Brad Mehldau: O Que Ser

If you see the title "O Que Ser," and you start thinking about Doris Day singing "Whatever will be, will be" . . . well, maybe you're on the wrong web site. Mehldau always has a knack for heralding songwriters that other jazz musicians don't cover, and here he highlights a song from the great Brazilian tunesmith Chico Buarque. (If you haven't heard Buarque's version, you should check it out on the stellar -- if little known in the US -- release Meus Caros Amigos.) Mehldau's trio resorts to none of the stale samba or bossa tricks, but craft a comfortable, loping rhythm which underscores a probing piano solo. A solid effort from a seminal band.

April 23, 2008 · 0 comments


Wayne Shorter: Black Orpheus (Take 4)

This early Freddie Hubbard solo really impacted me. What was interesting about it (and about the whole album for that matter) was that the record company must have prompted Wayne Shorter to keep the tracks short (they average around 4:00 each), but every solo is a compact gem. In particular, Freddies fluidity and time grab you, yet hes relaxed and you can tell hes holding way back because he knows he has only one chorus. Still, the way he built that chorus really impressed meas did everyone with their short solos on this record. Classic, understated, concise, but meaty solos from everyone involved; a real lesson in brevity. Elsewhere on the album, there are great early Wayne Shorter tunes and arrangements. Take your pick! And check out Freddie on "Powder Keg." Ouch! Burning.

April 11, 2008 · 0 comments


Karrin Allyson: Estrada do Sol

On her Imagina CD, Karrin Allyson uncovers some of the lesser known gems from the oeuvre of Antonio Carlos Jobim. In his best known songs, this composer assimilated the Impressionist influences of Ravel and Debussy and gave them a distinctive Brazilian twist, and on "Estrada do Sol" we see the Erik Satie side of this seminal tunesmith. No, this song is not as well known as the bossa hits, but Allyson still needs to live up to the formidable predecessors who have recorded it, such as Nara Leo and Gal Costa. She hits the mark in this languid rendition. Allyson's Portuguese sounds credible to this Yankee - and she doesn't fall back into English as on many of the other tracks on this release. Above all, her tone captures just the right dose of saudade.
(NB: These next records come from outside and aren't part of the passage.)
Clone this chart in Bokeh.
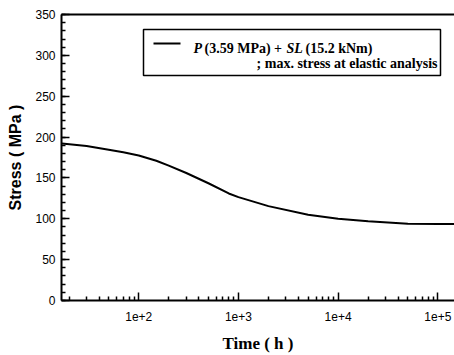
from bokeh.plotting import figure
from bokeh.models import (Range1d, LogAxis, FixedTicker, SingleIntervalTicker,
                          BoxAnnotation, Label, Arrow)
from bokeh.embed import file_html
from bokeh.resources import INLINE

# ---- data ----
time_h = [17, 30, 50, 70, 100, 150, 200, 300, 500, 800, 1000, 2000,
          5000, 10000, 20000, 50000, 100000, 147000]
stress_mpa = [192, 189, 184.5, 181.5, 177.5, 171, 165, 156, 143.5, 131,
              126.5, 115.5, 105, 100, 97, 93.8, 93.5, 93.5]

x_major = [100, 1000, 10000, 100000]
x_labels = ["1e+2", "1e+3", "1e+4", "1e+5"]
x_minor = [k * d for d in [10, 100, 1000, 10000] for k in range(2, 10)]

legend_parts = [("P", "bold italic"), ("(3.59 MPa) +", "bold"),
                ("SL", "bold italic"), ("(15.2 kNm)", "bold")]
legend_line2 = "; max. stress at elastic analysis"

p = figure(width=454, height=355, x_axis_type="log",
           x_range=Range1d(16.8, 1.47e5), y_range=Range1d(0, 350),
           output_backend="svg", toolbar_location=None,
           min_border_left=61, min_border_right=0,
           min_border_top=14, min_border_bottom=53)
p.outline_line_color = None
p.xgrid.visible = False
p.ygrid.visible = False
p.background_fill_color = "white"
p.border_fill_color = "white"

p.line(time_h, stress_mpa, line_color="black", line_width=2)

# x axis
xa = p.xaxis[0]
xa.ticker = FixedTicker(ticks=x_major, minor_ticks=x_minor)
xa.major_label_overrides = {t: l for t, l in zip(x_major, x_labels)}
xa.axis_label = "Time ( h )"
xa.axis_label_text_font = "Liberation Serif"
xa.axis_label_text_font_style = "bold"
xa.axis_label_text_font_size = "17px"
xa.axis_label_standoff = 10
xa.major_label_text_font = "Liberation Sans"
xa.major_label_text_font_size = "12px"
xa.major_label_standoff = 11

# y axis
ya = p.yaxis[0]
ya.ticker = SingleIntervalTicker(interval=50, num_minor_ticks=5)
ya.axis_label = "Stress ( MPa )"
ya.axis_label_text_font = "Liberation Sans"
ya.axis_label_text_font_style = "bold"
ya.axis_label_text_font_size = "16px"
ya.axis_label_standoff = 8
ya.major_label_text_font = "Liberation Sans"
ya.major_label_text_font_size = "12px"
ya.major_label_standoff = 6

for ax in (xa, ya):
    ax.axis_line_width = 2
    ax.axis_line_color = "black"
    ax.major_tick_in = 8
    ax.major_tick_out = 0
    ax.minor_tick_in = 4
    ax.minor_tick_out = 0
    ax.major_tick_line_width = 1.5
    ax.minor_tick_line_width = 1.5
    ax.major_label_text_color = "black"
    ax.axis_label_text_color = "black"

# top border line
top = LogAxis(ticker=FixedTicker(ticks=[]), axis_line_width=2,
              major_tick_out=0, minor_tick_out=0, major_tick_in=0, minor_tick_in=0,
              major_label_text_font_size="0px", major_label_standoff=0)
p.add_layout(top, "above")

# legend (screen units relative to frame)
p.add_layout(BoxAnnotation(left=82, right=379, top=271, bottom=225,
                           left_units="screen", right_units="screen",
                           top_units="screen", bottom_units="screen",
                           fill_color="white", fill_alpha=1.0,
                           line_color="black", line_width=1.5, line_alpha=1.0))
p.add_layout(Arrow(x_start=92, y_start=257, x_end=119, y_end=257,
                   start_units="screen", end_units="screen", end=None,
                   line_color="black", line_width=2))
xs = [132, 143, 225, 244]
for (txt, style), xpos in zip(legend_parts, xs):
    p.add_layout(Label(x=xpos, y=252, x_units="screen", y_units="screen",
                       text=txt, text_font="Liberation Serif",
                       text_font_style=style, text_font_size="14px",
                       text_baseline="alphabetic", text_color="black"))
p.add_layout(Label(x=376, y=237, x_units="screen", y_units="screen",
                   text=legend_line2, text_font="Liberation Serif",
                   text_font_style="bold", text_font_size="14px",
                   text_align="right", text_baseline="alphabetic",
                   text_color="black"))

open("out.html", "w").write(file_html(p, INLINE))
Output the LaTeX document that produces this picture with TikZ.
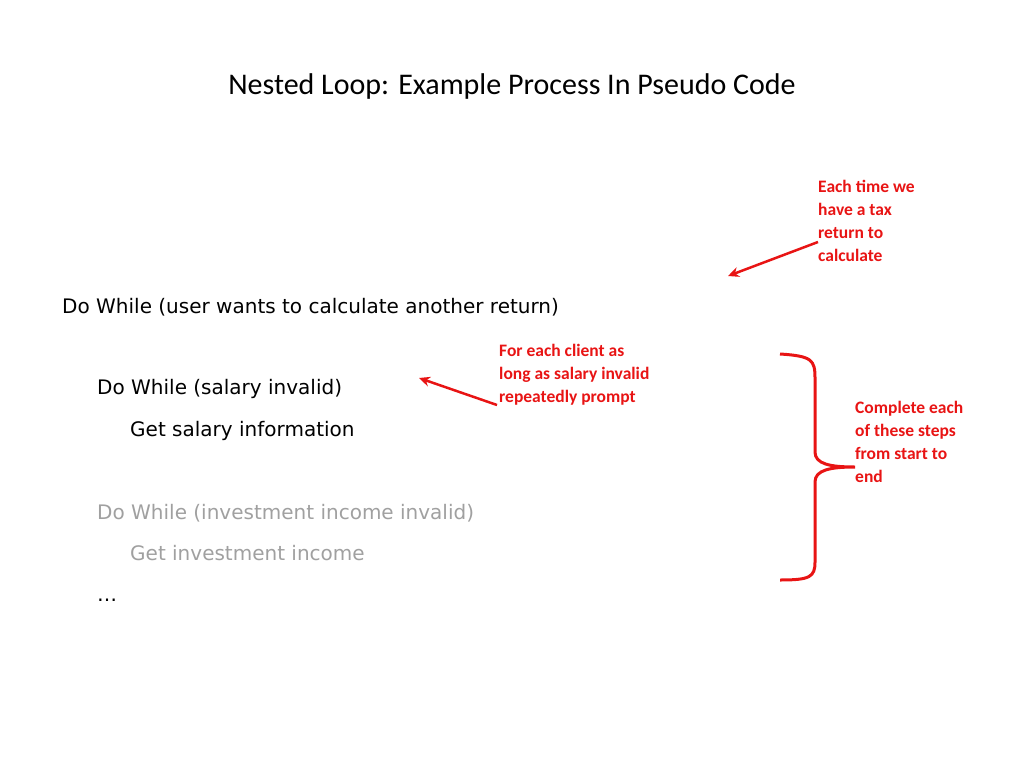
\documentclass[tikz,border=0pt]{standalone}
\usepackage{fontspec}
\usetikzlibrary{arrows.meta}
\setmainfont{DejaVu Sans}
\newfontfamily\calfont{Carlito}
\definecolor{rd}{RGB}{232,20,20}
\definecolor{gr}{RGB}{160,160,160}
\begin{document}
\begin{tikzpicture}[x=1pt,y=-1pt,
  code/.style={anchor=west,inner sep=0pt,font=\fontsize{20}{24}\selectfont},
  note/.style={anchor=north west,inner sep=0pt,align=left,text=rd,font=\calfont\bfseries\fontsize{17.5}{23}\selectfont},
  arr/.style={draw=rd,line width=2.5pt,-{Stealth[length=11pt,width=10pt]}}]
\useasboundingbox (0,0) rectangle (1024,768);
\node[inner sep=0pt,font=\calfont\fontsize{30}{36}\selectfont] (title) at (512,87) {Nested Loop: Example Process In Pseudo Code};
\node[code] (l1) at (62,307) {Do While (user wants to calculate another return)};
\node[code] (l2) at (97,389) {Do While (salary invalid)};
\node[code] (l3) at (130,431) {Get salary information};
\node[code,text=gr] (l4) at (97,513) {Do While (investment income invalid)};
\node[code,text=gr] (l5) at (130,553) {Get investment income};
\node[code] (l6) at (97,600) {…};
\node[note] (n1) at (818,180) {Each time we\\have a tax\\return to\\calculate};
\node[note] (n2) at (499,344) {For each client as\\long as salary invalid\\repeatedly prompt};
\node[note] (n3) at (855,401) {Complete each\\of these steps\\from start to\\end};
\coordinate (a1s) at (818,242);
\coordinate (a1e) at (728,276);
\coordinate (a2s) at (497,405);
\coordinate (a2e) at (419,378);
\draw[arr] (a1s) -- (a1e);
\draw[arr] (a2s) -- (a2e);
\draw[rd,line width=3pt] (780,354) .. controls (812,356) and (815,360) .. (815,378)
  -- (815,452) .. controls (815,464) and (830,467) .. (855,467)
  .. controls (830,467) and (815,470) .. (815,482)
  -- (815,562) .. controls (815,577) and (810,580) .. (780,580);
\end{tikzpicture}
\end{document}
March 28, 2008 · 0 comments


Egberto Gismonti: Frevo

Outside of Brazil and certain European countries such as Germany, the overly talented Brazilian instrumentalist and composer Egberto Gismonti is hardly known. Though he has enjoyed commercial success, which is more than 99.9% of musicians in this world can say, most of his albums have been released only in those two countries. Despite this unfortunate situation, he has loyal fans in the United States who make it their business to attend shows during his very rare stateside tours.

Gismonti is a prolific composer and gifted pianist with superlative improvisational skills. He is also a very fine guitarist, playing a 10-stringed version. "Frevo" is his most recognizable composition, famously covered by the guitar duo of John McLaughlin & Paco De Lucia. The classical pianist Joanna MacGregor also has performed renditions, as have others. In some circles, it is becoming a part of the standard repertoire. Brazilian frevo is a 2/4 rhythm that is most associated with the dancing and leaping that takes place during Carnival. It is almost, though not quite, a revelers' march music. It is almost always played rapidly. Frevo is less well known than samba, but is finding its way more and more into popular Brazilian music.

Gismonti's version of his own composition is miles from the McLaughlin & De Lucia interpretation. He plays the melody a bit faster and perhaps with an added delicateness. Once he gets going, though, he takes the tune OUT. Because he is playing solo, he has more freedom than the guitar duo. At mid-tune, Gismonti turns into Bill Evans. His style is pure classicism. He plays beautiful chords and fragile single-note runs. Hints of Brazil disappear. He spends a great deal of time exposing frevo's vulnerabilities before returning to the Latin-tinged theme. This is a brilliant performance of an outstanding composition. To help remedy Gismonti's comparatively limited fame, please search YouTube, where you will find all sorts of wonderful examples of his musical mastery.

March 26, 2008 · 0 comments


Felipe Salles: Crayon

In this ambitious musical suite, saxophonist/composer Felipe Salles successfully traverses the complexities of creating musical landscapes reminiscent of his native Brazil as well as tinges of the Argentinean tango la Astor Piazzolla. In this, his music is textural and his arrangements make full use of the various tones and timbres of the instruments he has carefully chosen to include. On Crayon, dedicated to his father, the tone is set with Laura Arpainen's poignantly evocative violin solo, leading to the deep-throated Salles on a soulful tenor melody reminiscent of the soundtrack for a Raymond Chandler movie. Salles paints his pastel with the aural strokes of flutes, bass clarinets, violins, piano, bass and drums, all backing his probing tenor work, which is at once exquisitely clean yet emotionally raw. His use of the ensemble's total sonic spectrum is noteworthy. Salles is an orchestral and compositional force who, like Gil Evans or perhaps even more so Oliver Nelson before him, is to be watched closely for important things to come.